Date: Jan 29, 2026 Time: 10:30 AM
Fading Red, Forging Futures: A Roadmap to Transform the Maoist-Affected Areas

The six-decade-long Left-Wing extremism (LWE), or Maoism, which first emerged in the Naxalbari village of West Bengal in 1967, appears to be on its last legs. The Maoist insurgency which not long ago spread its tentacles across one-third of India (223 districts at its peak in 2011), triggering unprecedented violence and paralysing development and governance across several states in central and eastern India (known as Red Corridor), has lost most of its strongholds in the recent years. The Maoist insurgency is now at a historical low—contained to six districts in Chhattisgarh, Odisha, Jharkhand, and Telangana.
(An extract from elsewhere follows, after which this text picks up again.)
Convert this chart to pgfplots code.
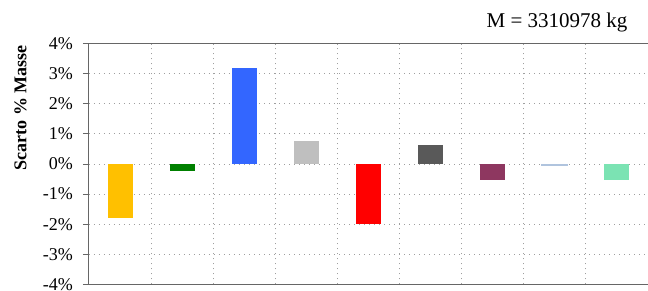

The federal government’s deadline of 31 March 2026 to end India’s longest-running insurgency seems within the reach. In this context, drawing from ORF’s recent report, it is an imperative to examine the multi-layered dynamics of this protracted insurgency, revolutionary ideology, evolution of state response the post-conflict challenges (addressing development woes, reimagining governance, creation of peace and reconciliation mechanisms, re-building of trusts among affected populations, etc). The discussion around the following questions.

1) What is the key security and developmental dynamics which has shaped the evolution and fall of Left-wing insurgency movement in India?

2) What are the crucial tenets of India’s counter-insurgency and developmental measures that has contributed to the mitigation of the conflict?

3) What would be a developmental and governance vision for the red corridor in the post-conflict period?